_Dataset records:_
━━━━━━━━━━━━━━━━━━━━
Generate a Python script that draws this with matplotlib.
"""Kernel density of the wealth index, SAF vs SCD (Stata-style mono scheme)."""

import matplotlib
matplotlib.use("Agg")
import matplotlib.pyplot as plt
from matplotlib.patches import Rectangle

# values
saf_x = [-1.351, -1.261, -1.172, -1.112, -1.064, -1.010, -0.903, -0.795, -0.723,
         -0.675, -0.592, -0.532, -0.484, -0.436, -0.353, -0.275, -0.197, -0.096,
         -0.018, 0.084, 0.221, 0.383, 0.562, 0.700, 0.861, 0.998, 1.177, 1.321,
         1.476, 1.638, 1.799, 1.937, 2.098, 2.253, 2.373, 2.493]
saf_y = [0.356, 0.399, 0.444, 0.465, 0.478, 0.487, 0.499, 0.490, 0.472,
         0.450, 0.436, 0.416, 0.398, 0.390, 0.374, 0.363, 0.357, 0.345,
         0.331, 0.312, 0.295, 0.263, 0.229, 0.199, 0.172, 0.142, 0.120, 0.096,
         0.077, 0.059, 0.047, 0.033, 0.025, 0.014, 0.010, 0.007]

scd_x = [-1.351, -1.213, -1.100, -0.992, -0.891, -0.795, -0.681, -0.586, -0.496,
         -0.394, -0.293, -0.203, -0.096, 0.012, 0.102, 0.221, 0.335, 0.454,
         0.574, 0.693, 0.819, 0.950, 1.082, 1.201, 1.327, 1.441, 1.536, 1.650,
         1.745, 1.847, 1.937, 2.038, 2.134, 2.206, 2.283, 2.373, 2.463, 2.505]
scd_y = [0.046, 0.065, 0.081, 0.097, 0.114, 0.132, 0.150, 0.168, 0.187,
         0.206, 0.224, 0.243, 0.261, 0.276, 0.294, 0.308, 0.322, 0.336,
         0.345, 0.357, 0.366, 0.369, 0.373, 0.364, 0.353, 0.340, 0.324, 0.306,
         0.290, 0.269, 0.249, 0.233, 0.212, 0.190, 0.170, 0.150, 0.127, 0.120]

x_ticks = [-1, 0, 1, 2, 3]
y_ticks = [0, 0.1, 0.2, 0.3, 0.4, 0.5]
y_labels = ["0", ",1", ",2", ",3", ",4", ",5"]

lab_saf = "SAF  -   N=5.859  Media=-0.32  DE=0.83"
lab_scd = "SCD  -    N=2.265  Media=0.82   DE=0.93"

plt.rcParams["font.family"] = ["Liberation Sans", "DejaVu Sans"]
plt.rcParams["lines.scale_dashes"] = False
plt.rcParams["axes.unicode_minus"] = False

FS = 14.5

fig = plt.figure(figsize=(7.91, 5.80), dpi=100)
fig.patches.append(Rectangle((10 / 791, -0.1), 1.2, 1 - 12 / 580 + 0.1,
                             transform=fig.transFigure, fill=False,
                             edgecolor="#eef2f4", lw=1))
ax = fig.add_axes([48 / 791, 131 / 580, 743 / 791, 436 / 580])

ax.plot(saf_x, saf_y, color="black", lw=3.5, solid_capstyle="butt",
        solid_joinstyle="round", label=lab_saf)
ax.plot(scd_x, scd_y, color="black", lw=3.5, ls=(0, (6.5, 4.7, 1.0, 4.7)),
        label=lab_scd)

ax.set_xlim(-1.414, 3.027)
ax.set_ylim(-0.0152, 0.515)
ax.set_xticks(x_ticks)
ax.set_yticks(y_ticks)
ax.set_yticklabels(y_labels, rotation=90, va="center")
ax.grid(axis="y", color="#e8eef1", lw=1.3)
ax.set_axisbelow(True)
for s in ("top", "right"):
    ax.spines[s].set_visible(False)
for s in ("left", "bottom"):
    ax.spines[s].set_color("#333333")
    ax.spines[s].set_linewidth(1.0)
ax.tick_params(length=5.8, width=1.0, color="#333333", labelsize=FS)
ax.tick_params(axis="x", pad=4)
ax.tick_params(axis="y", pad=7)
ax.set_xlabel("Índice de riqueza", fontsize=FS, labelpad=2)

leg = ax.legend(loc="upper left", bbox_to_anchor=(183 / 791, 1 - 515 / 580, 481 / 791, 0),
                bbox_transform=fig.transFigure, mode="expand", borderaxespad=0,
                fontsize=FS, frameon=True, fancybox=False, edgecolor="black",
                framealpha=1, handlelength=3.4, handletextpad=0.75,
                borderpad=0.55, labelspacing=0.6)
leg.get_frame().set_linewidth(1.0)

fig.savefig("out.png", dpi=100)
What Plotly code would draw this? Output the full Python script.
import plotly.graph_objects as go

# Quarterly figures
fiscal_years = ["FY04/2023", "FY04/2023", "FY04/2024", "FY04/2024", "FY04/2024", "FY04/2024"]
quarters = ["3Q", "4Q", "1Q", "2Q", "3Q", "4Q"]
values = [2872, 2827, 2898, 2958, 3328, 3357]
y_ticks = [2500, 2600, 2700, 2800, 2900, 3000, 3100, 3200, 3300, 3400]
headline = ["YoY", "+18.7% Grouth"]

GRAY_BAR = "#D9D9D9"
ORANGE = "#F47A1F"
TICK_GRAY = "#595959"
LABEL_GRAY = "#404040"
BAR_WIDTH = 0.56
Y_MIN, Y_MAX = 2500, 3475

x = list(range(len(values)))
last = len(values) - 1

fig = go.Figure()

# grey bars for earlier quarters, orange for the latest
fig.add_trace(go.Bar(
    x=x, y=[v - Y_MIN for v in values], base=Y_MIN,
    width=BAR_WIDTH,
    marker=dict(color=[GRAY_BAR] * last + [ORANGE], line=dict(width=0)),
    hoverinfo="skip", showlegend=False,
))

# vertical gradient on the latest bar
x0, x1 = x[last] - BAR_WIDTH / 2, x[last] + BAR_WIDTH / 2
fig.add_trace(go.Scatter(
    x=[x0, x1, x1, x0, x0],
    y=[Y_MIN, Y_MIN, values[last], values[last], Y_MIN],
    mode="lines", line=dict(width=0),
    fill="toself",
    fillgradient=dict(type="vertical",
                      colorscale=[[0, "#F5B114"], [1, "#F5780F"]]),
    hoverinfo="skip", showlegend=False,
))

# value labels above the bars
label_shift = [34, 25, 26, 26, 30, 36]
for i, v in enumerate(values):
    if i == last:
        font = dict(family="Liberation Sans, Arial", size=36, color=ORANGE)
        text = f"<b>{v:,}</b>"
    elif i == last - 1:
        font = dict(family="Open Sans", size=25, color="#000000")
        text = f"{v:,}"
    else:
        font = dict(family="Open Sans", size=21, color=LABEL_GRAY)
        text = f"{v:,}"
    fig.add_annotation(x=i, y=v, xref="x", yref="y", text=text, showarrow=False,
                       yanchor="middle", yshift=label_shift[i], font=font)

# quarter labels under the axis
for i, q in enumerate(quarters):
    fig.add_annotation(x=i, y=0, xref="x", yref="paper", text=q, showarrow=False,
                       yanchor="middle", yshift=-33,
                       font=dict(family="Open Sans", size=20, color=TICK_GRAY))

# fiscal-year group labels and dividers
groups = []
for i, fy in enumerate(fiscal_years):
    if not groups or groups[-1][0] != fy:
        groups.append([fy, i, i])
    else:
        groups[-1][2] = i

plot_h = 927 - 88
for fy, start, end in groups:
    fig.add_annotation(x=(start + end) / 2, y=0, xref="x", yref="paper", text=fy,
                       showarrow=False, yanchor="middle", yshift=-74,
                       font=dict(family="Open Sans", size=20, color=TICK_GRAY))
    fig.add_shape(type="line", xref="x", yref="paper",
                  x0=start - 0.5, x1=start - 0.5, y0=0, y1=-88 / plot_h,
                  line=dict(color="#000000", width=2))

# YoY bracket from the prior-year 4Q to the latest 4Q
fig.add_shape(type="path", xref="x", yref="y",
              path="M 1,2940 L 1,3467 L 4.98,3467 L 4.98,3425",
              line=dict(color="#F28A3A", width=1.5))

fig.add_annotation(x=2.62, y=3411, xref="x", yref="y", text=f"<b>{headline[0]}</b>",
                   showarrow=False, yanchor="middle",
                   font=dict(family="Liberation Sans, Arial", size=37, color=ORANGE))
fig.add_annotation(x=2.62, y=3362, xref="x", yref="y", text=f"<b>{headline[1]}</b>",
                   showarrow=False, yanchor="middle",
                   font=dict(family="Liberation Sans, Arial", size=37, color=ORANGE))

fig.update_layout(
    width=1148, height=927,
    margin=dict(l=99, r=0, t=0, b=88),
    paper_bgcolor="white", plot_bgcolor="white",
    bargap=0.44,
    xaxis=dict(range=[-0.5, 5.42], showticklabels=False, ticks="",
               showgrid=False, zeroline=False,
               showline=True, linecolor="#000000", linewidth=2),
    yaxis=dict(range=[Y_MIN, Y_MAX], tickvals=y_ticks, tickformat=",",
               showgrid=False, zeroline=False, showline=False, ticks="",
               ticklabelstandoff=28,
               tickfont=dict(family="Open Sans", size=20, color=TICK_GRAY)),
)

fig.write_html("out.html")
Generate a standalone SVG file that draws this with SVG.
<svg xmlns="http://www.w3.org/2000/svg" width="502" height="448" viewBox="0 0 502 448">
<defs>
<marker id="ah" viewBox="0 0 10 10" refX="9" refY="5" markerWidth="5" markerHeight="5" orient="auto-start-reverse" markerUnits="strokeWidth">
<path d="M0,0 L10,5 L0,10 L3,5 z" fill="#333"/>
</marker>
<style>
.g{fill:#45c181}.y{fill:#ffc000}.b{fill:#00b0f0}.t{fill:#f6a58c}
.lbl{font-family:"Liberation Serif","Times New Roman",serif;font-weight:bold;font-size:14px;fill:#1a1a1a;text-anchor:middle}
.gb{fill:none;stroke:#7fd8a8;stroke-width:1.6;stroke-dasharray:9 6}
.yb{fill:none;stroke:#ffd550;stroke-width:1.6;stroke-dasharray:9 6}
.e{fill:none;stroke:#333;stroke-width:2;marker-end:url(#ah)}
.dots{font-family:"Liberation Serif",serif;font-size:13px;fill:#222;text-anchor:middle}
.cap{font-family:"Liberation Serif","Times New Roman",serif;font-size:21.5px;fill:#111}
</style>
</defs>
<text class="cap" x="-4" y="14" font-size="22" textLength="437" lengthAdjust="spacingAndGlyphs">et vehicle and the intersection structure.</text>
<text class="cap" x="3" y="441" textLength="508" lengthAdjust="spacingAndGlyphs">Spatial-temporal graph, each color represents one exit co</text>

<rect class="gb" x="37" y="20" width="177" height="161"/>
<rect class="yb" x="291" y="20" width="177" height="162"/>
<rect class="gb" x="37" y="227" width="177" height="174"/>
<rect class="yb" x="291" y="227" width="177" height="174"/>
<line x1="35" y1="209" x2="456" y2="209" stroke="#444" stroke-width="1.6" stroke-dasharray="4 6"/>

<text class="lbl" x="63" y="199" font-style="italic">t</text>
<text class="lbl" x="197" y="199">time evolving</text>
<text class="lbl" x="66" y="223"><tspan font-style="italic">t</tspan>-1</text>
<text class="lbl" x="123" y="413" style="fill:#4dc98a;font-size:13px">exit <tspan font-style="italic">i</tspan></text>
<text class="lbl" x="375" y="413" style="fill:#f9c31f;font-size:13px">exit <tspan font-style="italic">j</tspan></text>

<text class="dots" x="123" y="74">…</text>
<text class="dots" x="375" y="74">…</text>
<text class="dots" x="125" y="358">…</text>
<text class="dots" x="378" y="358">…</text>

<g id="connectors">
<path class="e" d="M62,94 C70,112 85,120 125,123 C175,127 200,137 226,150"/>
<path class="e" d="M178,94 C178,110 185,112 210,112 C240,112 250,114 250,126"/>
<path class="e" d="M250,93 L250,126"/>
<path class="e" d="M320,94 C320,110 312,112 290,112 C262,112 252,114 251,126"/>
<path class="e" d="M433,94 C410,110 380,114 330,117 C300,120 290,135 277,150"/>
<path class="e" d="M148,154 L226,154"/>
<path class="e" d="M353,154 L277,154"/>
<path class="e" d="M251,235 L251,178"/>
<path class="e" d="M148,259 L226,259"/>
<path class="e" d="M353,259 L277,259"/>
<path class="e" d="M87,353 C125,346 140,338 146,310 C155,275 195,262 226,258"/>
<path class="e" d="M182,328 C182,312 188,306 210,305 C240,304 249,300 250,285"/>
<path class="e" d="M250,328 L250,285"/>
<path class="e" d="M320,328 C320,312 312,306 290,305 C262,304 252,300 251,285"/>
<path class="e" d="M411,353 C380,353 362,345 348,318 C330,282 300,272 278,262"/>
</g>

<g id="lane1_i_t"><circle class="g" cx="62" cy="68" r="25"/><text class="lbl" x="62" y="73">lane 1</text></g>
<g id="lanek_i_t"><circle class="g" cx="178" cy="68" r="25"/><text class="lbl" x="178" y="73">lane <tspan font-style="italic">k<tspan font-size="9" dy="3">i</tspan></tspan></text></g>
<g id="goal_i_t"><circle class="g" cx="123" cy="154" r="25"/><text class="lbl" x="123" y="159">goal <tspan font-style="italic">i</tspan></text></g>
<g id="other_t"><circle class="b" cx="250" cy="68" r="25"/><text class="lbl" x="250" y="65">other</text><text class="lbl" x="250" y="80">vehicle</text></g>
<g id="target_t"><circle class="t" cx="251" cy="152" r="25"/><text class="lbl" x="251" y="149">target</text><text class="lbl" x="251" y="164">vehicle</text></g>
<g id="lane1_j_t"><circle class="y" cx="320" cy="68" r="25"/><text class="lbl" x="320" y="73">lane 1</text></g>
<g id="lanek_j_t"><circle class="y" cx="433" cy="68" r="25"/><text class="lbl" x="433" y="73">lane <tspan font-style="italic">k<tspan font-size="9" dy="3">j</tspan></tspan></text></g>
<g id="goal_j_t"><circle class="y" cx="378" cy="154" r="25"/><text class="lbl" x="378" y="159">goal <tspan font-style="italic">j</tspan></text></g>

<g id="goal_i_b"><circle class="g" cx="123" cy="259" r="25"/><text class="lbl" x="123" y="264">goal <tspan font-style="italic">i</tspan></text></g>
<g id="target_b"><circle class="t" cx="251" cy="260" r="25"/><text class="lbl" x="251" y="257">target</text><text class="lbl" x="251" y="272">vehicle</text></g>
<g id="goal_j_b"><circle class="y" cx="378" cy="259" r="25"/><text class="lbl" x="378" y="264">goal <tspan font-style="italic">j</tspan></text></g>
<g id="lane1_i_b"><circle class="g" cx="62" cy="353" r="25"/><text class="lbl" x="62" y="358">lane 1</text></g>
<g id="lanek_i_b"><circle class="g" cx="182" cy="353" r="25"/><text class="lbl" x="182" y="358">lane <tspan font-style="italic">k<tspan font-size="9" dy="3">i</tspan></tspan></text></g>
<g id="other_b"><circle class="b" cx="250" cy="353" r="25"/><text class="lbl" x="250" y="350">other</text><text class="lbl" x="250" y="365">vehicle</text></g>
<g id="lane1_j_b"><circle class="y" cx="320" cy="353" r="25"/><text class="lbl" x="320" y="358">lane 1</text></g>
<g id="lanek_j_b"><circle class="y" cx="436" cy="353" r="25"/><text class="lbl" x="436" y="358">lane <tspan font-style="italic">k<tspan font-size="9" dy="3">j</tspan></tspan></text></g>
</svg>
━━━━━━━━━━━━━━━━━━━━
_OBJECTIVE:_
Up to and including the line that holds "0.077, 0.059, 0.047, 0.033, 0.025, 0.014, 0.010, 0.007]", reproduce the records above exactly from their first line, and give nothing else.

_WRITTEN SOLUTION:_
Generate a Python script that draws this with matplotlib.
"""Kernel density of the wealth index, SAF vs SCD (Stata-style mono scheme)."""

import matplotlib
matplotlib.use("Agg")
import matplotlib.pyplot as plt
from matplotlib.patches import Rectangle

# values
saf_x = [-1.351, -1.261, -1.172, -1.112, -1.064, -1.010, -0.903, -0.795, -0.723,
         -0.675, -0.592, -0.532, -0.484, -0.436, -0.353, -0.275, -0.197, -0.096,
         -0.018, 0.084, 0.221, 0.383, 0.562, 0.700, 0.861, 0.998, 1.177, 1.321,
         1.476, 1.638, 1.799, 1.937, 2.098, 2.253, 2.373, 2.493]
saf_y = [0.356, 0.399, 0.444, 0.465, 0.478, 0.487, 0.499, 0.490, 0.472,
         0.450, 0.436, 0.416, 0.398, 0.390, 0.374, 0.363, 0.357, 0.345,
         0.331, 0.312, 0.295, 0.263, 0.229, 0.199, 0.172, 0.142, 0.120, 0.096,
         0.077, 0.059, 0.047, 0.033, 0.025, 0.014, 0.010, 0.007]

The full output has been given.